One way to keep from losing your logins is to use a password manager. They allow you to have an encrypted version on their servers which you can access online. Unfortunately, sites that use two factor authentication will require some hoops to jump through.
Is it so unusual to lose one’s phone and wallet when travelling? This is exactly what thieves/pickpockets are targetting.
And yet we’re pressured into relying on our phones for everything and having them be the key to our identity.
Yes, you should have recovery codes as well but very few services actually provide, publicize, much less require these at the time they push 2 factor authentification on you.

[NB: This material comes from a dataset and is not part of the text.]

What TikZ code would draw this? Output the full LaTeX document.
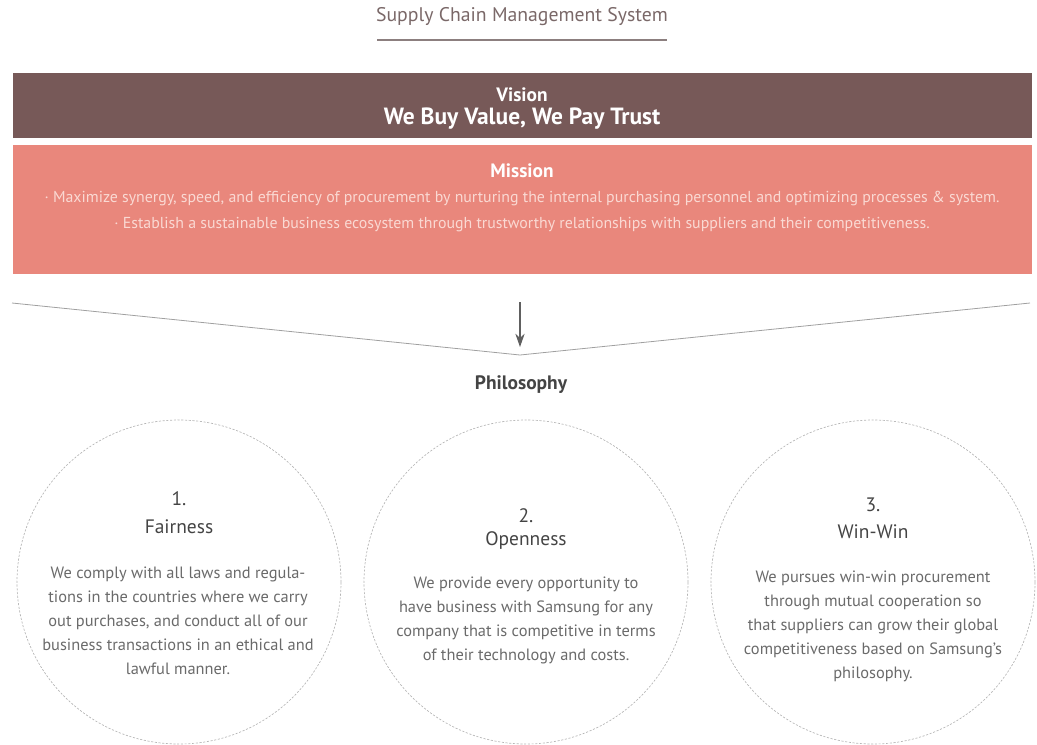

When traveling, how about a USB stick with password encryption to open contents? Stash in an uninteresting place [dirty laundry bag, etc.]. All that you would need would be there. Last I looked into that years ago, it was not possible to acquire. Your take please…. a Supporter.
That’s good, but that flash drive can go missing along with everything else. I have an encrypted backup of my password vault which I emailed myself to an account that doesn’t require a second factor to log in. That’s a risk, but everything has a trade off. The vault is in an encrypted zip file, so there’s no risk of exposing my passwords. I can use that to get into all my logins. I can also log into my vault online not useful if I’ve lost my phone) and I have a copy of the backup in my OneDrive folder which I can also get into, but also 2 factor. There’s no such thing as too many backups.
What if you lose even that? What if you lose everything?